## Objective:
Report only how many lines hold the word "this".

## Excerpted records:
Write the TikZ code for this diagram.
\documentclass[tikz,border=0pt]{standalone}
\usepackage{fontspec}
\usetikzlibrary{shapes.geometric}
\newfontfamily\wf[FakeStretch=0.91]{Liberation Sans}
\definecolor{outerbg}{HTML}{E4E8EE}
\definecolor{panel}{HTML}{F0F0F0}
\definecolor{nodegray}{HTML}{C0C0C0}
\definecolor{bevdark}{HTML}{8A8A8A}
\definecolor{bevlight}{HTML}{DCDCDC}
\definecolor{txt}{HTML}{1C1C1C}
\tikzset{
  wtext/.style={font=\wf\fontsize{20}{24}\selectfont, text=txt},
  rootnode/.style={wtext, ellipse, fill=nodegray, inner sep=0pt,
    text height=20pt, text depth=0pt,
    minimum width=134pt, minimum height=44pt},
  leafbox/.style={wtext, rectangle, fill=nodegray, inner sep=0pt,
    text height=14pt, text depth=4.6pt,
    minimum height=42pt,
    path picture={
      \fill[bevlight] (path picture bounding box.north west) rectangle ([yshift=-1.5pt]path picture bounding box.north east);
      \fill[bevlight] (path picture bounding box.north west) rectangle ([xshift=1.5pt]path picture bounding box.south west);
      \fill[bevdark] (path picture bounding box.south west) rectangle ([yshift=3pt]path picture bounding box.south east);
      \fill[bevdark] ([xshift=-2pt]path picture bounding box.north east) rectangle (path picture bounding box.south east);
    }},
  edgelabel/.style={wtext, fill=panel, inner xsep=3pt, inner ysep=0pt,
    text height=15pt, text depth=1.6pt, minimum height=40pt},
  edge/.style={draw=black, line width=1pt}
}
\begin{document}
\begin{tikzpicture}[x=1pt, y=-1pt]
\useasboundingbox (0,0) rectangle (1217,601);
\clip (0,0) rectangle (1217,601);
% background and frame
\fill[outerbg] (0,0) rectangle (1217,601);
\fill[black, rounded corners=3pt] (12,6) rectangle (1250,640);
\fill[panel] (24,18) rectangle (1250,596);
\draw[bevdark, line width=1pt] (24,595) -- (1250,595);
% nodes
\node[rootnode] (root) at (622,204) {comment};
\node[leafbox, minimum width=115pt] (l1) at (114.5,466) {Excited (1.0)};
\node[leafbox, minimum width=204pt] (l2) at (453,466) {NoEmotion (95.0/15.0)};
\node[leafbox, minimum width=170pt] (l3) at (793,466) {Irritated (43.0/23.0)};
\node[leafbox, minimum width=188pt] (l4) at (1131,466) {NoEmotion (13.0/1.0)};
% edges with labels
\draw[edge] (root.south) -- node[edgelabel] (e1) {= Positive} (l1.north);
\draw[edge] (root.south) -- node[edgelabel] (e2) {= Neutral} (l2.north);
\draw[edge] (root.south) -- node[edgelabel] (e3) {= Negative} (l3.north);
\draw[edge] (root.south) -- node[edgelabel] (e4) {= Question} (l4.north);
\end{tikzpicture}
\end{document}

--

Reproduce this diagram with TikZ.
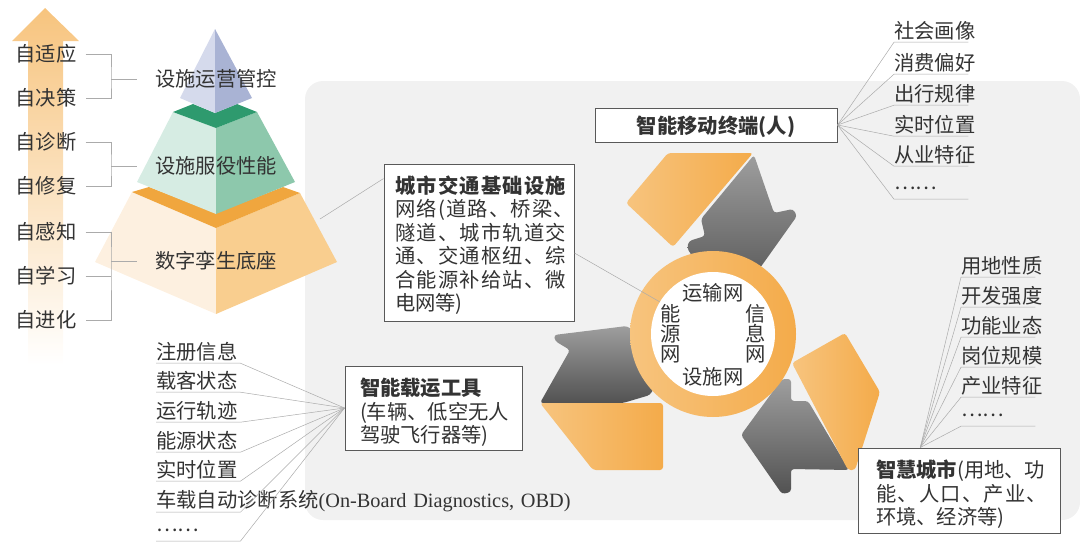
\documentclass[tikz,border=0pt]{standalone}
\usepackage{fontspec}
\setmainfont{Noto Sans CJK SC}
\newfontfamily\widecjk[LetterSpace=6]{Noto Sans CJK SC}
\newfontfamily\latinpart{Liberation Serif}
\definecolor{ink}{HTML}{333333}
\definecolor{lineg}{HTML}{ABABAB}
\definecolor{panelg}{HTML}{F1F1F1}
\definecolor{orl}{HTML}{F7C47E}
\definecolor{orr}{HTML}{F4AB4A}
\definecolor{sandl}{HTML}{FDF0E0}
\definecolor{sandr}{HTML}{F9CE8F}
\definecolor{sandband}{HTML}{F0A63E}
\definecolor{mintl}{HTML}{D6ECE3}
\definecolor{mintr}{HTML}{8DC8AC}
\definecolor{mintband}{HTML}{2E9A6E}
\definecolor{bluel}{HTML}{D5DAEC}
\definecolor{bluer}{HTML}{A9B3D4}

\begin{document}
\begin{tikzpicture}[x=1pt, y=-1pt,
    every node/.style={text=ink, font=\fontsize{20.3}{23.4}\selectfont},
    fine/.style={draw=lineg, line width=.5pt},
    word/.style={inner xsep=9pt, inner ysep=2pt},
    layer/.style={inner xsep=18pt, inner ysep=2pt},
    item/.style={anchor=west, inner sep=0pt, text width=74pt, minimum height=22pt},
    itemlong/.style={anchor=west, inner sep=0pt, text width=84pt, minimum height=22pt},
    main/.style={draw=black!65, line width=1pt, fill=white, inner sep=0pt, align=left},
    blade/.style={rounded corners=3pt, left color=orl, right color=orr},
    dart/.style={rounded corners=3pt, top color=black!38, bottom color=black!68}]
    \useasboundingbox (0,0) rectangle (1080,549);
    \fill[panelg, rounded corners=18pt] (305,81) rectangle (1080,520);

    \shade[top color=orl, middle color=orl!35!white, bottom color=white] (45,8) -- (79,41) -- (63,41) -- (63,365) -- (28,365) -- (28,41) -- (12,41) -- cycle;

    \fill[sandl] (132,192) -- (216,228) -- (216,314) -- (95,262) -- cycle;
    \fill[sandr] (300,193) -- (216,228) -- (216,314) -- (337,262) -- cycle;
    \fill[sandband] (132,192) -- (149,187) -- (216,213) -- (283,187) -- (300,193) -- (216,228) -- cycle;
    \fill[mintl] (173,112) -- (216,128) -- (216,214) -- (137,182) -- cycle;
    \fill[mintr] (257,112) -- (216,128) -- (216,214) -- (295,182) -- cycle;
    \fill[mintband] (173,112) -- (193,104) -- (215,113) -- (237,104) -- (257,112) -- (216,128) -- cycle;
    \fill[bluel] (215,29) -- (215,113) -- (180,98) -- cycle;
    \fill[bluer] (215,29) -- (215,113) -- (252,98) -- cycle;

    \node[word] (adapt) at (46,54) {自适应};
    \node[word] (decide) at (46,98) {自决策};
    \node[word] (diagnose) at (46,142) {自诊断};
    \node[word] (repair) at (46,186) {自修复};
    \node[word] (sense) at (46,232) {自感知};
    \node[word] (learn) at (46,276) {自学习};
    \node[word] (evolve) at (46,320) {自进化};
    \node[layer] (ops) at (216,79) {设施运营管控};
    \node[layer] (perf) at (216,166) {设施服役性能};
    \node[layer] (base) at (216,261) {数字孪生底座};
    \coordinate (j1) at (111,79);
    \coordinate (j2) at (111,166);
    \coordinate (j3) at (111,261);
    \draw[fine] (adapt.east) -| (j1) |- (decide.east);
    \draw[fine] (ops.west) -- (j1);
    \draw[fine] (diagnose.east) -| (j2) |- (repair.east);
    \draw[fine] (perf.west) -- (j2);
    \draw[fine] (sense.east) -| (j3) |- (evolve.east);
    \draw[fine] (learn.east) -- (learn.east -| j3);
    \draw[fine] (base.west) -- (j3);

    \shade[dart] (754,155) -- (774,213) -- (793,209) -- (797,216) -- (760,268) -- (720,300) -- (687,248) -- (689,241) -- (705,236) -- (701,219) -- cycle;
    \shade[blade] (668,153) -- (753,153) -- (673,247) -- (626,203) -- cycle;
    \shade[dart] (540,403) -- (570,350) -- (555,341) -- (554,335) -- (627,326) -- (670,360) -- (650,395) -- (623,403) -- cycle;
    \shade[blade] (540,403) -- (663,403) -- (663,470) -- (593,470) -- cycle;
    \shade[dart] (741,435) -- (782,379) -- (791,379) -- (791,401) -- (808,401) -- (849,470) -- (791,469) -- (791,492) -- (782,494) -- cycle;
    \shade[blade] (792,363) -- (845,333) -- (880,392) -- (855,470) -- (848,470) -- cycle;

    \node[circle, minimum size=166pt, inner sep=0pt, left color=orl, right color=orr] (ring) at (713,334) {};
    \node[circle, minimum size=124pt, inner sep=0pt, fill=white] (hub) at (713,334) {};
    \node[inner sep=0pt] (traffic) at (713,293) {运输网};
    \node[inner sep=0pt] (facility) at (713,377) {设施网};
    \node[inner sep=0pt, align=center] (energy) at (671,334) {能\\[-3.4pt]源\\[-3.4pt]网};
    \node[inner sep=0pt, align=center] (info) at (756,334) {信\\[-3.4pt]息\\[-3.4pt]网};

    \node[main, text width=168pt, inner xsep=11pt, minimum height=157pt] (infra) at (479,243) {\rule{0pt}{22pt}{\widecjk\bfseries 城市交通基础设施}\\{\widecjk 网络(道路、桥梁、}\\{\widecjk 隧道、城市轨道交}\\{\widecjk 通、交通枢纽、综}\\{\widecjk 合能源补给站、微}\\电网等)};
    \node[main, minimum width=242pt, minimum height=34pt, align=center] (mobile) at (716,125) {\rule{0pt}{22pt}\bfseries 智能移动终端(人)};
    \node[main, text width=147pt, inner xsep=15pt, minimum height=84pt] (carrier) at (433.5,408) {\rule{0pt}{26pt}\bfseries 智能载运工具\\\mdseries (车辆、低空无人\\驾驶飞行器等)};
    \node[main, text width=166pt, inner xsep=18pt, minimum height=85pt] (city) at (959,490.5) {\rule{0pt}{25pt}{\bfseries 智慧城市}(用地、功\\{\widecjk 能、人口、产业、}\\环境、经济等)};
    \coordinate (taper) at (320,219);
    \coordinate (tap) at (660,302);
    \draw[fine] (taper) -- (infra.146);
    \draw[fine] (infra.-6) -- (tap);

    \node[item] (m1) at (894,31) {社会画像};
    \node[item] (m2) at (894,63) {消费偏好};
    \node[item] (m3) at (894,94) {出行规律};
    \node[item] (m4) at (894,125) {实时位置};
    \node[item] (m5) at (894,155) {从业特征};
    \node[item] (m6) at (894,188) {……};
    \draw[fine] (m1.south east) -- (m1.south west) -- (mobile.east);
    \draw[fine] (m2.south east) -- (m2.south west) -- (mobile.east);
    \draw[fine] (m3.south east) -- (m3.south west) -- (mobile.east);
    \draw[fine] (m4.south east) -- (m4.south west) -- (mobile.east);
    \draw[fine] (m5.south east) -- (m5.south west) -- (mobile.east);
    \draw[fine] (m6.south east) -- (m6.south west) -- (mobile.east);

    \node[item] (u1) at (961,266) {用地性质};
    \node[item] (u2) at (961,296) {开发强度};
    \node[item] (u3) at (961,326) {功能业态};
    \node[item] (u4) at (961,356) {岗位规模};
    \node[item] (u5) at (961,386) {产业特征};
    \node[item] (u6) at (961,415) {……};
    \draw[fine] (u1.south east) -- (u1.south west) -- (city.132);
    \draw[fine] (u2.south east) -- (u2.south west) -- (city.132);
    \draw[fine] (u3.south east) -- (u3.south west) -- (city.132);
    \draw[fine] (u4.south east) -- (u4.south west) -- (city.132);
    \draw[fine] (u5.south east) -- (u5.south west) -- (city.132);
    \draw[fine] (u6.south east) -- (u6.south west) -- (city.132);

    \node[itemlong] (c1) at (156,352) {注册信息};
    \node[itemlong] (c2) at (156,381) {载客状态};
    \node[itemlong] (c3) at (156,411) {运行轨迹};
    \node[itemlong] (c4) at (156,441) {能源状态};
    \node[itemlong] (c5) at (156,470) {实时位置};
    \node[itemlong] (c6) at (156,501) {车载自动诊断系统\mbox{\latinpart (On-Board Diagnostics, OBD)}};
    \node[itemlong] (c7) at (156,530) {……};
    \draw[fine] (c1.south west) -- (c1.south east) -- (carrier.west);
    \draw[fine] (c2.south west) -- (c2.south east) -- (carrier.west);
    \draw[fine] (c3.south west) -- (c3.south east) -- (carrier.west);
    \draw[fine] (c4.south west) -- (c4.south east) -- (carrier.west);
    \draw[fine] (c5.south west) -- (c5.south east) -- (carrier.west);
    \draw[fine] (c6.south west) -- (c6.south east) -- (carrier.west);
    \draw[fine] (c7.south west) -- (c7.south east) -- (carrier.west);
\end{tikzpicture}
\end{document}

* * *

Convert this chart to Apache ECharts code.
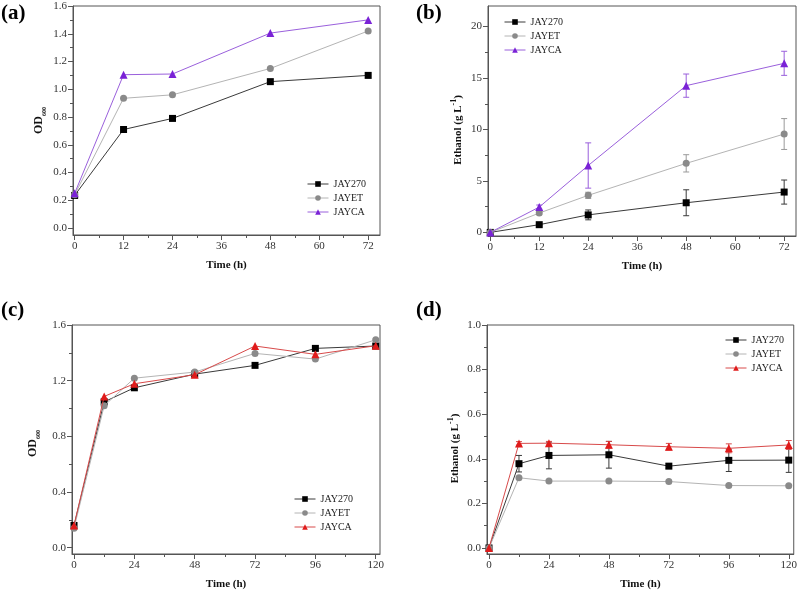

## Output of the exercise:
3